The 2010 V-6 Mustang may have been redesigned, but its specific output makes it seem like a relic. In this segment, both the Chevrolet Camaro and the Hyundai Genesis couple offer V-6s of smaller displacement that nevertheless make more horsepower and more torque.
Chevy gets 304 horsepower and 273 pound-feet from 3.6 liters; Hyundai gets 306 and 266 from 3.8. The Ford manages only 210 horses and 240 pound-feet from 4.0 liters.
That may be because the Mustang' s V-6 dates from the first Bush administration.

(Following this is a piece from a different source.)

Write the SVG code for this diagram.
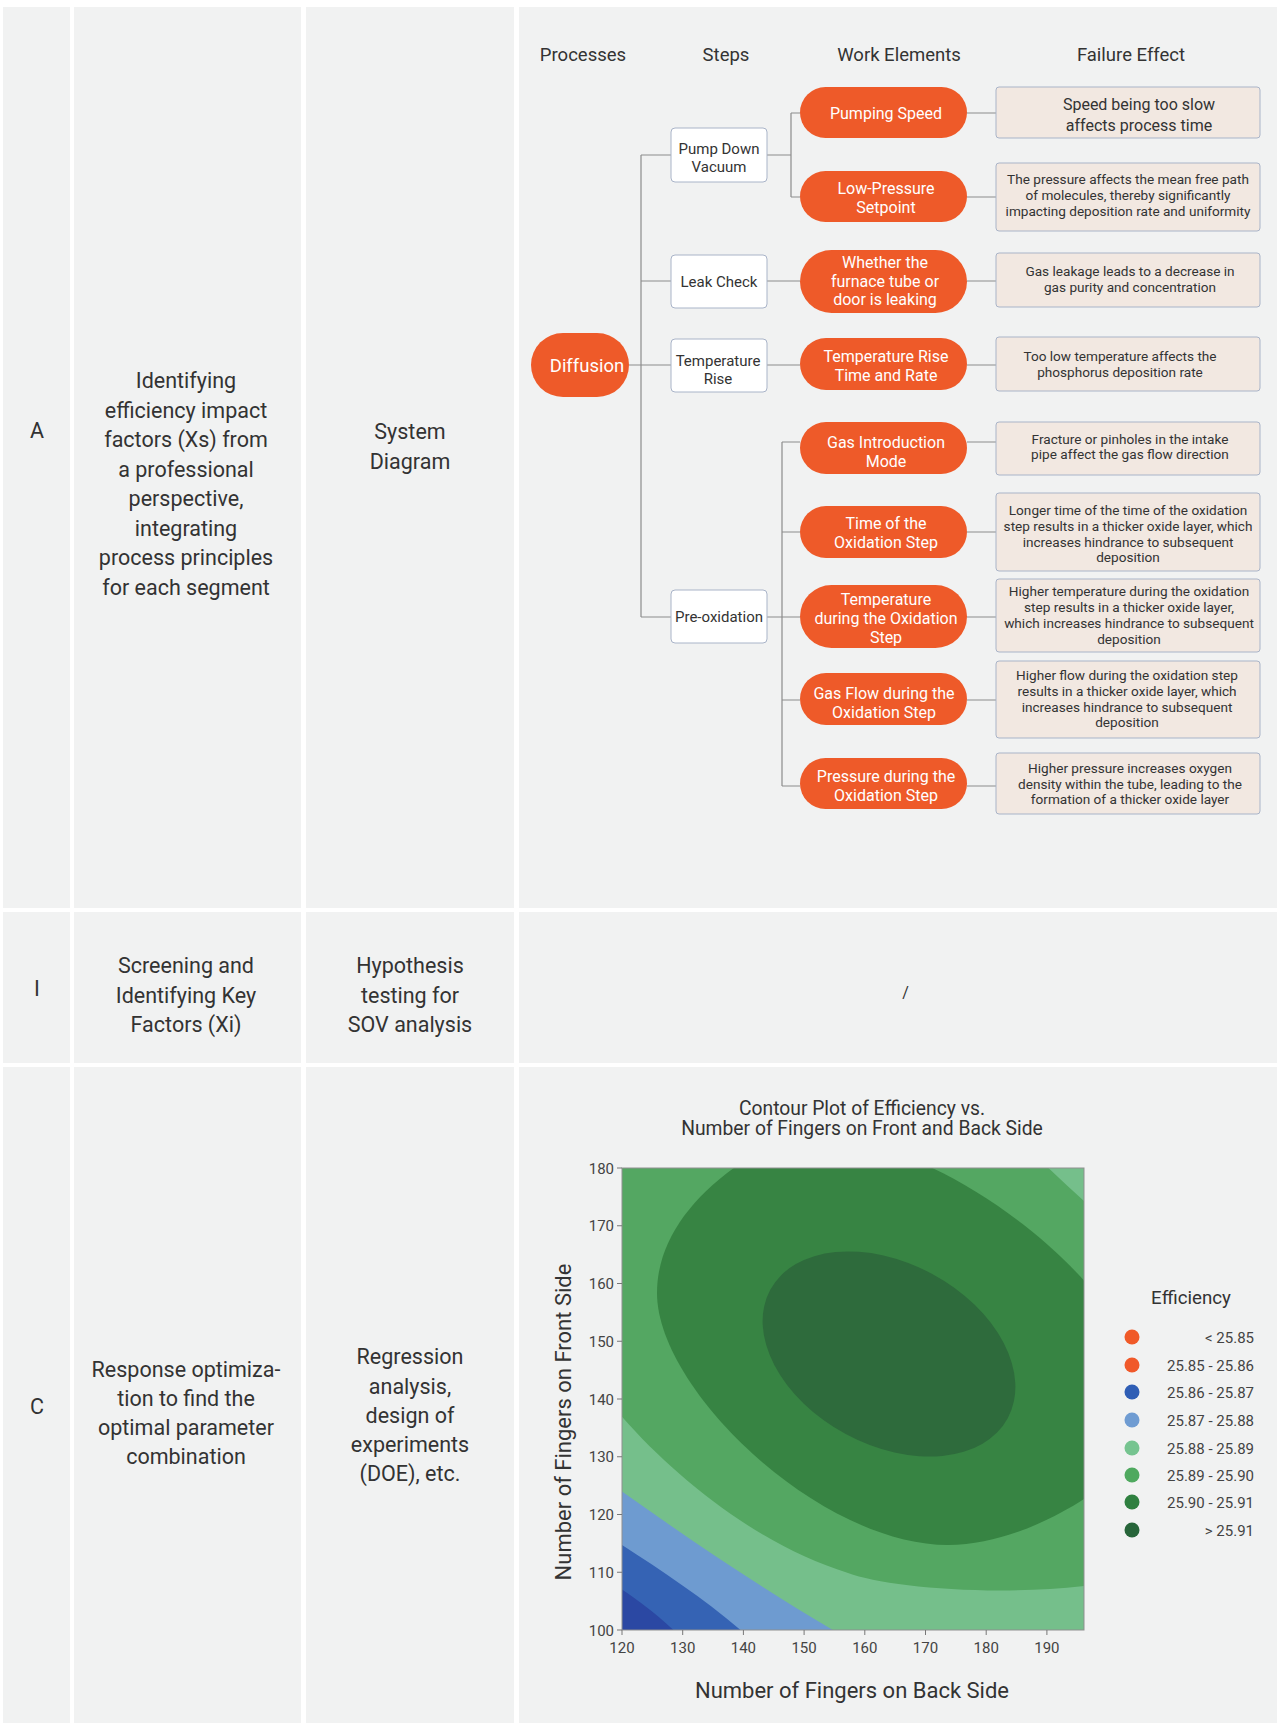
<svg xmlns="http://www.w3.org/2000/svg" width="1280" height="1723" viewBox="0 0 1280 1723">
  <defs>
    <style>
      .cell{fill:#f1f2f2}
      .t{font-family:Roboto,"Liberation Sans",sans-serif;fill:#333;text-anchor:middle}
      .big{font-size:21.5px}
      .hdr{font-size:18.5px}
      .pill{fill:#ee5a29}
      .pt{font-size:16px;fill:#fff}
      .step{fill:#fff;stroke:#a9b4c8;stroke-width:1}
      .st{font-size:15px}
      .fe{fill:#f2e8e1;stroke:#a9b4c8;stroke-width:1}
      .ft{font-size:13.6px}
      .conn{stroke:#8c8c8c;stroke-width:1.2;fill:none}
      .tick{stroke:#777;stroke-width:1}
      .tl{font-size:15px;fill:#444}
      .lg{font-size:15px;fill:#444;text-anchor:end}
    </style>
    <clipPath id="plotClip"><rect x="622" y="1168" width="462" height="462"/></clipPath>
  </defs>

  <rect x="0" y="0" width="1280" height="1723" fill="#fff"/>

  <!-- table cells -->
  <g id="table">
    <rect class="cell" x="3" y="7" width="67" height="901"/>
    <rect class="cell" x="74" y="7" width="227" height="901"/>
    <rect class="cell" x="306" y="7" width="208" height="901"/>
    <rect class="cell" x="519" y="7" width="758" height="901"/>
    <rect class="cell" x="3" y="912" width="67" height="151"/>
    <rect class="cell" x="74" y="912" width="227" height="151"/>
    <rect class="cell" x="306" y="912" width="208" height="151"/>
    <rect class="cell" x="519" y="912" width="758" height="151"/>
    <rect class="cell" x="3" y="1067" width="67" height="656"/>
    <rect class="cell" x="74" y="1067" width="227" height="656"/>
    <rect class="cell" x="306" y="1067" width="208" height="656"/>
    <rect class="cell" x="519" y="1067" width="758" height="656"/>
  </g>

  <!-- row A -->
  <g id="rowA" class="t big">
    <text x="37" y="438">A</text>
    <text x="186" y="388">Identifying</text>
    <text x="186" y="417.5">efficiency impact</text>
    <text x="186" y="447">factors (Xs) from</text>
    <text x="186" y="476.5">a professional</text>
    <text x="186" y="506">perspective,</text>
    <text x="186" y="535.5">integrating</text>
    <text x="186" y="565">process principles</text>
    <text x="186" y="594.5">for each segment</text>
    <text x="410" y="439">System</text>
    <text x="410" y="468.5">Diagram</text>
  </g>

  <!-- row I -->
  <g id="rowI" class="t big">
    <text x="37" y="995.5">I</text>
    <text x="186" y="973">Screening and</text>
    <text x="186" y="1003">Identifying Key</text>
    <text x="186" y="1032">Factors (Xi)</text>
    <text x="410" y="973">Hypothesis</text>
    <text x="410" y="1003">testing for</text>
    <text x="410" y="1032">SOV analysis</text>
    <text x="905.5" y="997.5" style="font-size:16px">/</text>
  </g>

  <!-- row C -->
  <g id="rowC" class="t big">
    <text x="37" y="1414">C</text>
    <text x="186" y="1377">Response optimiza-</text>
    <text x="186" y="1406">tion to find the</text>
    <text x="186" y="1435">optimal parameter</text>
    <text x="186" y="1464">combination</text>
    <text x="410" y="1364">Regression</text>
    <text x="410" y="1393.5">analysis,</text>
    <text x="410" y="1422.5">design of</text>
    <text x="410" y="1452">experiments</text>
    <text x="410" y="1481">(DOE), etc.</text>
  </g>

  <!-- tree headers -->
  <g id="headers" class="t hdr">
    <text x="583" y="61">Processes</text>
    <text x="726" y="61">Steps</text>
    <text x="899" y="61">Work Elements</text>
    <text x="1131" y="61">Failure Effect</text>
  </g>

  <!-- tree connectors -->
  <g id="connectors" class="conn">
    <path d="M629,365 H671"/>
    <path d="M641,155 V617"/>
    <path d="M641,155 H671 M641,281 H671 M641,617 H671"/>
    <path d="M767,155 H791 M791,113 V197 M791,113 H800 M791,197 H800"/>
    <path d="M767,281 H800"/>
    <path d="M767,365 H800"/>
    <path d="M767,617 H782 M782,442 V786"/>
    <path d="M782,442 H800 M782,532 H800 M782,617 H800 M782,700 H800 M782,786 H800"/>
    <path d="M967,113 H996 M967,197 H996 M967,281 H996 M967,365 H996 M967,442 H996 M967,532 H996 M967,617 H996 M967,700 H996 M967,786 H996"/>
  </g>

  <!-- process -->
  <g id="diffusion">
    <rect class="pill" x="531" y="333" width="98" height="64" rx="32"/>
    <text class="t pt" x="587" y="371.5" style="font-size:18.5px">Diffusion</text>
  </g>

  <!-- steps -->
  <g id="step-pump-down">
    <rect class="step" x="671" y="128" width="96" height="54" rx="4"/>
    <text class="t st" x="719" y="153.5">Pump Down</text>
    <text class="t st" x="719" y="172">Vacuum</text>
  </g>
  <g id="step-leak-check">
    <rect class="step" x="671" y="255" width="96" height="53" rx="4"/>
    <text class="t st" x="719" y="286.5">Leak Check</text>
  </g>
  <g id="step-temperature-rise">
    <rect class="step" x="671" y="339" width="96" height="53" rx="4"/>
    <text class="t st" x="718" y="365.5">Temperature</text>
    <text class="t st" x="718" y="384">Rise</text>
  </g>
  <g id="step-pre-oxidation">
    <rect class="step" x="671" y="590" width="96" height="53" rx="4"/>
    <text class="t st" x="719" y="622">Pre-oxidation</text>
  </g>

  <!-- work elements -->
  <g id="we-pumping-speed">
    <rect class="pill" x="800" y="87" width="167" height="51" rx="25.5"/>
    <text class="t pt" x="886" y="118.5">Pumping Speed</text>
  </g>
  <g id="we-low-pressure">
    <rect class="pill" x="800" y="171" width="167" height="51" rx="25.5"/>
    <text class="t pt" x="886" y="194">Low-Pressure</text>
    <text class="t pt" x="886" y="213">Setpoint</text>
  </g>
  <g id="we-leak">
    <rect class="pill" x="800" y="250" width="167" height="63" rx="31.5"/>
    <text class="t pt" x="885" y="267.5">Whether the</text>
    <text class="t pt" x="885" y="286.5">furnace tube or</text>
    <text class="t pt" x="885" y="305">door is leaking</text>
  </g>
  <g id="we-temp-rise">
    <rect class="pill" x="800" y="338" width="167" height="52" rx="26"/>
    <text class="t pt" x="886" y="361.5">Temperature Rise</text>
    <text class="t pt" x="886" y="380.5">Time and Rate</text>
  </g>
  <g id="we-gas-intro">
    <rect class="pill" x="800" y="422" width="167" height="52" rx="26"/>
    <text class="t pt" x="886" y="448">Gas Introduction</text>
    <text class="t pt" x="886" y="467">Mode</text>
  </g>
  <g id="we-ox-time">
    <rect class="pill" x="800" y="506" width="167" height="52" rx="26"/>
    <text class="t pt" x="886" y="529">Time of the</text>
    <text class="t pt" x="886" y="548">Oxidation Step</text>
  </g>
  <g id="we-ox-temp">
    <rect class="pill" x="800" y="585" width="167" height="63" rx="31.5"/>
    <text class="t pt" x="886" y="605">Temperature</text>
    <text class="t pt" x="886" y="624">during the Oxidation</text>
    <text class="t pt" x="886" y="643">Step</text>
  </g>
  <g id="we-ox-flow">
    <rect class="pill" x="800" y="673" width="167" height="52" rx="26"/>
    <text class="t pt" x="884" y="698.5">Gas Flow during the</text>
    <text class="t pt" x="884" y="717.5">Oxidation Step</text>
  </g>
  <g id="we-ox-pressure">
    <rect class="pill" x="800" y="758" width="167" height="51" rx="25.5"/>
    <text class="t pt" x="886" y="782">Pressure during the</text>
    <text class="t pt" x="886" y="801">Oxidation Step</text>
  </g>

  <!-- failure effects -->
  <g id="fe-1">
    <rect class="fe" x="996" y="87" width="264" height="51" rx="3"/>
    <text class="t" x="1139" y="110" style="font-size:16px">Speed being too slow</text>
    <text class="t" x="1139" y="131" style="font-size:16px">affects process time</text>
  </g>
  <g id="fe-2">
    <rect class="fe" x="996" y="163" width="264" height="68" rx="3"/>
    <text class="t ft" x="1128" y="183.5">The pressure affects the mean free path</text>
    <text class="t ft" x="1128" y="199.5">of molecules, thereby significantly</text>
    <text class="t ft" x="1128" y="215.5">impacting deposition rate and uniformity</text>
  </g>
  <g id="fe-3">
    <rect class="fe" x="996" y="253" width="264" height="54" rx="3"/>
    <text class="t ft" x="1130" y="276">Gas leakage leads to a decrease in</text>
    <text class="t ft" x="1130" y="292">gas purity and concentration</text>
  </g>
  <g id="fe-4">
    <rect class="fe" x="996" y="337" width="264" height="54" rx="3"/>
    <text class="t ft" x="1120" y="361">Too low temperature affects the</text>
    <text class="t ft" x="1120" y="377">phosphorus deposition rate</text>
  </g>
  <g id="fe-5">
    <rect class="fe" x="996" y="422" width="264" height="53" rx="3"/>
    <text class="t ft" x="1130" y="443.5">Fracture or pinholes in the intake</text>
    <text class="t ft" x="1130" y="459">pipe affect the gas flow direction</text>
  </g>
  <g id="fe-6">
    <rect class="fe" x="996" y="493" width="264" height="78" rx="3"/>
    <text class="t ft" x="1128" y="514.5">Longer time of the time of the oxidation</text>
    <text class="t ft" x="1128" y="530.5">step results in a thicker oxide layer, which</text>
    <text class="t ft" x="1128" y="546.5">increases hindrance to subsequent</text>
    <text class="t ft" x="1128" y="562">deposition</text>
  </g>
  <g id="fe-7">
    <rect class="fe" x="996" y="579" width="264" height="73" rx="3"/>
    <text class="t ft" x="1129" y="596">Higher temperature during the oxidation</text>
    <text class="t ft" x="1129" y="612">step results in a thicker oxide layer,</text>
    <text class="t ft" x="1129" y="628">which increases hindrance to subsequent</text>
    <text class="t ft" x="1129" y="643.5">deposition</text>
  </g>
  <g id="fe-8">
    <rect class="fe" x="996" y="661" width="264" height="77" rx="3"/>
    <text class="t ft" x="1127" y="680">Higher flow during the oxidation step</text>
    <text class="t ft" x="1127" y="695.5">results in a thicker oxide layer, which</text>
    <text class="t ft" x="1127" y="711.5">increases hindrance to subsequent</text>
    <text class="t ft" x="1127" y="727">deposition</text>
  </g>
  <g id="fe-9">
    <rect class="fe" x="996" y="753" width="264" height="61" rx="3"/>
    <text class="t ft" x="1130" y="773">Higher pressure increases oxygen</text>
    <text class="t ft" x="1130" y="788.5">density within the tube, leading to the</text>
    <text class="t ft" x="1130" y="804">formation of a thicker oxide layer</text>
  </g>

  <!-- contour plot -->
  <g id="contour-plot">
    <text class="t" x="862" y="1115" style="font-size:19.3px">Contour Plot of Efficiency vs.</text>
    <text class="t" x="862" y="1135" style="font-size:19.3px">Number of Fingers on Front and Back Side</text>

    <g clip-path="url(#plotClip)">
      <rect x="622" y="1168" width="462" height="462" fill="#2b48a3"/>
      <path fill="#3563b4" d="M604,1578 C628,1593 652,1609 684,1640 L1100,1642 L1100,1150 L600,1150 Z"/>
      <path fill="#6e9bd0" d="M600,1531 C650,1563 705,1598 752,1640 L1100,1642 L1100,1150 L600,1150 Z"/>
      <path fill="#75bf8b" d="M600,1476 C680,1533 760,1588 850,1640 L1100,1642 L1100,1150 L600,1150 Z"/>
      <path fill="#54a762" d="M600,1150 L600,1390 C655,1462 750,1543 848,1573 C885,1587 1000,1598 1100,1584 L1100,1215 Q1062,1182 1028,1148 Z"/>
      <path fill="#378443" d="M765,1148 C700,1185 657,1235 657,1293 C657,1390 820,1545 948,1545 C1010,1545 1070,1510 1100,1488 L1100,1300 C1055,1240 960,1170 884,1150 Z"/>
      <ellipse fill="#2e6b3c" cx="889" cy="1354" rx="135" ry="91" transform="rotate(28.4 889 1354)"/>
    </g>
    <rect x="622" y="1168" width="462" height="462" fill="none" stroke="#8f8f8f" stroke-width="1"/>

    <!-- y axis ticks -->
    <path class="tick" d="M617,1168 H622 M617,1225.75 H622 M617,1283.5 H622 M617,1341.25 H622 M617,1399 H622 M617,1456.75 H622 M617,1514.5 H622 M617,1572.25 H622 M617,1630 H622"/>
    <g class="t tl" style="text-anchor:end">
      <text x="614" y="1173.5">180</text>
      <text x="614" y="1231">170</text>
      <text x="614" y="1289">160</text>
      <text x="614" y="1346.5">150</text>
      <text x="614" y="1404.5">140</text>
      <text x="614" y="1462">130</text>
      <text x="614" y="1520">120</text>
      <text x="614" y="1577.5">110</text>
      <text x="614" y="1635.5">100</text>
    </g>
    <!-- x axis ticks -->
    <path class="tick" d="M622,1630 V1635 M682.7,1630 V1635 M743.4,1630 V1635 M804.1,1630 V1635 M864.8,1630 V1635 M925.5,1630 V1635 M986.2,1630 V1635 M1046.9,1630 V1635"/>
    <g class="t tl">
      <text x="622" y="1653">120</text>
      <text x="682.7" y="1653">130</text>
      <text x="743.4" y="1653">140</text>
      <text x="804.1" y="1653">150</text>
      <text x="864.8" y="1653">160</text>
      <text x="925.5" y="1653">170</text>
      <text x="986.2" y="1653">180</text>
      <text x="1046.9" y="1653">190</text>
    </g>
    <text class="t" x="852" y="1698" style="font-size:22px">Number of Fingers on Back Side</text>
    <text class="t" x="571" y="1422" style="font-size:22px" transform="rotate(-90 571 1422)">Number of Fingers on Front Side</text>

    <!-- legend -->
    <g id="legend">
      <text class="t" x="1191" y="1304" style="font-size:18.7px">Efficiency</text>
      <circle cx="1132" cy="1337" r="7.5" fill="#f05a28"/>
      <circle cx="1132" cy="1365" r="7.5" fill="#f0592a"/>
      <circle cx="1132" cy="1392" r="7.5" fill="#2f5eb5"/>
      <circle cx="1132" cy="1420" r="7.5" fill="#6f9cd2"/>
      <circle cx="1132" cy="1448" r="7.5" fill="#76c490"/>
      <circle cx="1132" cy="1475" r="7.5" fill="#4fa95f"/>
      <circle cx="1132" cy="1502" r="7.5" fill="#2f8040"/>
      <circle cx="1132" cy="1530" r="7.5" fill="#27653a"/>
      <g class="t lg">
        <text x="1254" y="1342.5">&lt; 25.85</text>
        <text x="1254" y="1370.5">25.85 - 25.86</text>
        <text x="1254" y="1397.5">25.86 - 25.87</text>
        <text x="1254" y="1425.5">25.87 - 25.88</text>
        <text x="1254" y="1453.5">25.88 - 25.89</text>
        <text x="1254" y="1480.5">25.89 - 25.90</text>
        <text x="1254" y="1507.5">25.90 - 25.91</text>
        <text x="1254" y="1535.5">&gt; 25.91</text>
      </g>
    </g>
  </g>
</svg>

Ford reengineered the six in 1997, switching the valvetrain from pushrods to overhead cams.
The output was, and has been horsepower. In 13 years, don' t you think Ford should have been able to find-we don' t know-10 more ponies?
In this 3421-pound Mustang, 210 horses produce a 6.6-second 0-to-60 time (V-6 Accords will walk all over this pony car).
The Genesis and the Camaro are both quicker to that mark by 1.1 and 0.7 second, respectively. And although the Mustang is 386 pounds lighter, it stops nine feet later than the Camaro, at 182 feet. We got 19 mpg for both American; the Korean got 18.
The GT model, when fitted with the Track package, effectively hides the Mustang' s cost-conscious solid rear axle. The base suspension in the V-6 occasionally sounds like a John Bonham drum solo as it works to keep the tires in contact with the road.
When pushing the Mustang to its limits, initial turn-in is preceded by a healthy change in pitch, then a change in vector. Fact is, we prefer those operations in the converse order.
Starting at $21,845, the Mustang undercuts the Camaro by about $2000 and the Genesis coupe 3.8 by almost $4000. And that makes the Mustang a great value to the demographic group that cares only for looks. We are not among it.